>> START
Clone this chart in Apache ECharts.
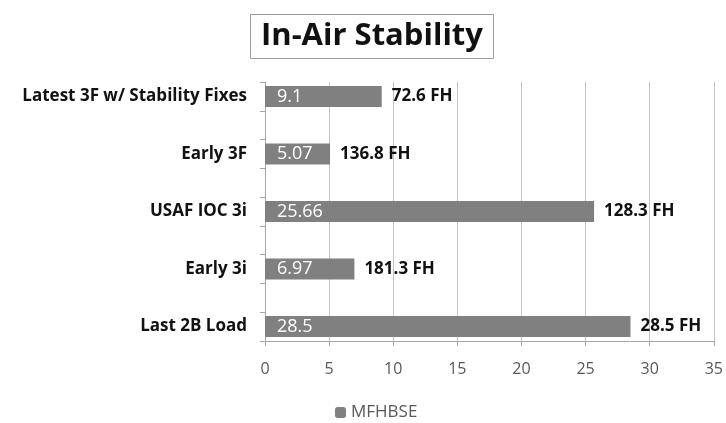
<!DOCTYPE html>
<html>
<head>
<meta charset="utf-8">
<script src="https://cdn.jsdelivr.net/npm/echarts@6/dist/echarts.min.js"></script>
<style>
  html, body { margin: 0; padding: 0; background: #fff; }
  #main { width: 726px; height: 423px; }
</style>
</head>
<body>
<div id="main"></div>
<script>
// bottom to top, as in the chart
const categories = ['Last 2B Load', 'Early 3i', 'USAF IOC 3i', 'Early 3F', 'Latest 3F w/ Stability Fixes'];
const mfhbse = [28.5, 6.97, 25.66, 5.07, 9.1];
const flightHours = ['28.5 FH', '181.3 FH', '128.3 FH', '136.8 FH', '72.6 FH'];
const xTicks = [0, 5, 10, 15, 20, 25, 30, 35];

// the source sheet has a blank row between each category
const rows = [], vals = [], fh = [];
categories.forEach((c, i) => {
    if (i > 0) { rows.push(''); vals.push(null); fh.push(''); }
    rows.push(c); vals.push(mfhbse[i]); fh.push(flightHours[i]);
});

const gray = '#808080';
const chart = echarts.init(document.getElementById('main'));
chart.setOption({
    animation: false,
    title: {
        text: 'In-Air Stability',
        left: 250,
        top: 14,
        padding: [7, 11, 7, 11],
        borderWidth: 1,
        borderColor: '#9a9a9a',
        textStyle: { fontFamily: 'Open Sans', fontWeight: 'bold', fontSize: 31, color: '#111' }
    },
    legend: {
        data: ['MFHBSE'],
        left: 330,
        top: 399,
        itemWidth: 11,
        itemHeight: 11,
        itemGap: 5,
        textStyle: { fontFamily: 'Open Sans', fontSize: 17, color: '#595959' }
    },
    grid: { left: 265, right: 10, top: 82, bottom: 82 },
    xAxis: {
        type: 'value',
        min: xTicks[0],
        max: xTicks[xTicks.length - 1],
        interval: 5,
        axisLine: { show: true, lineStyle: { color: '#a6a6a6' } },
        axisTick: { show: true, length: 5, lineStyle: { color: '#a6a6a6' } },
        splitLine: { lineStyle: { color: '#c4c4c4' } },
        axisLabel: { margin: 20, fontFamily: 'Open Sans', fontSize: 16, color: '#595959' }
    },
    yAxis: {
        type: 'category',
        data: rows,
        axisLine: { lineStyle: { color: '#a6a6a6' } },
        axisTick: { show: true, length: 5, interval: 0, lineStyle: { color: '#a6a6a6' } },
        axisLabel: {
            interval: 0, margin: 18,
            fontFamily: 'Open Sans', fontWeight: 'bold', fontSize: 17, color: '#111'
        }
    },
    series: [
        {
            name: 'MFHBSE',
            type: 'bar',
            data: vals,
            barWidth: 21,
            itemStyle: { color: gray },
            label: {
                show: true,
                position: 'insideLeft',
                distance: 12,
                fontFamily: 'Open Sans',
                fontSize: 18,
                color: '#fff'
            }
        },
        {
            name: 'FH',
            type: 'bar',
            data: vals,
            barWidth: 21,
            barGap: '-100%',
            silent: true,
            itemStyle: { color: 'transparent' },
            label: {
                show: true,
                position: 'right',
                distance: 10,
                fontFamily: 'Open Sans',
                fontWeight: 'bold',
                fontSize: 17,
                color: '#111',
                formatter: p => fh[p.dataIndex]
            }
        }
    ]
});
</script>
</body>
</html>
>> END
## Stated problem
Without the pictures, retype the whole of the material above exactly.

## Result for this task
Clone this chart in Apache ECharts.
<!DOCTYPE html>
<html>
<head>
<meta charset="utf-8">
<script src="https://cdn.jsdelivr.net/npm/echarts@6/dist/echarts.min.js"></script>
<style>
  html, body { margin: 0; padding: 0; background: #fff; }
  #main { width: 726px; height: 423px; }
</style>
</head>
<body>
<div id="main"></div>
<script>
// bottom to top, as in the chart
const categories = ['Last 2B Load', 'Early 3i', 'USAF IOC 3i', 'Early 3F', 'Latest 3F w/ Stability Fixes'];
const mfhbse = [28.5, 6.97, 25.66, 5.07, 9.1];
const flightHours = ['28.5 FH', '181.3 FH', '128.3 FH', '136.8 FH', '72.6 FH'];
const xTicks = [0, 5, 10, 15, 20, 25, 30, 35];

// the source sheet has a blank row between each category
const rows = [], vals = [], fh = [];
categories.forEach((c, i) => {
    if (i > 0) { rows.push(''); vals.push(null); fh.push(''); }
    rows.push(c); vals.push(mfhbse[i]); fh.push(flightHours[i]);
});

const gray = '#808080';
const chart = echarts.init(document.getElementById('main'));
chart.setOption({
    animation: false,
    title: {
        text: 'In-Air Stability',
        left: 250,
        top: 14,
        padding: [7, 11, 7, 11],
        borderWidth: 1,
        borderColor: '#9a9a9a',
        textStyle: { fontFamily: 'Open Sans', fontWeight: 'bold', fontSize: 31, color: '#111' }
    },
    legend: {
        data: ['MFHBSE'],
        left: 330,
        top: 399,
        itemWidth: 11,
        itemHeight: 11,
        itemGap: 5,
        textStyle: { fontFamily: 'Open Sans', fontSize: 17, color: '#595959' }
    },
    grid: { left: 265, right: 10, top: 82, bottom: 82 },
    xAxis: {
        type: 'value',
        min: xTicks[0],
        max: xTicks[xTicks.length - 1],
        interval: 5,
        axisLine: { show: true, lineStyle: { color: '#a6a6a6' } },
        axisTick: { show: true, length: 5, lineStyle: { color: '#a6a6a6' } },
        splitLine: { lineStyle: { color: '#c4c4c4' } },
        axisLabel: { margin: 20, fontFamily: 'Open Sans', fontSize: 16, color: '#595959' }
    },
    yAxis: {
        type: 'category',
        data: rows,
        axisLine: { lineStyle: { color: '#a6a6a6' } },
        axisTick: { show: true, length: 5, interval: 0, lineStyle: { color: '#a6a6a6' } },
        axisLabel: {
            interval: 0, margin: 18,
            fontFamily: 'Open Sans', fontWeight: 'bold', fontSize: 17, color: '#111'
        }
    },
    series: [
        {
            name: 'MFHBSE',
            type: 'bar',
            data: vals,
            barWidth: 21,
            itemStyle: { color: gray },
            label: {
                show: true,
                position: 'insideLeft',
                distance: 12,
                fontFamily: 'Open Sans',
                fontSize: 18,
                color: '#fff'
            }
        },
        {
            name: 'FH',
            type: 'bar',
            data: vals,
            barWidth: 21,
            barGap: '-100%',
            silent: true,
            itemStyle: { color: 'transparent' },
            label: {
                show: true,
                position: 'right',
                distance: 10,
                fontFamily: 'Open Sans',
                fontWeight: 'bold',
                fontSize: 17,
                color: '#111',
                formatter: p => fh[p.dataIndex]
            }
        }
    ]
});
</script>
</body>
</html>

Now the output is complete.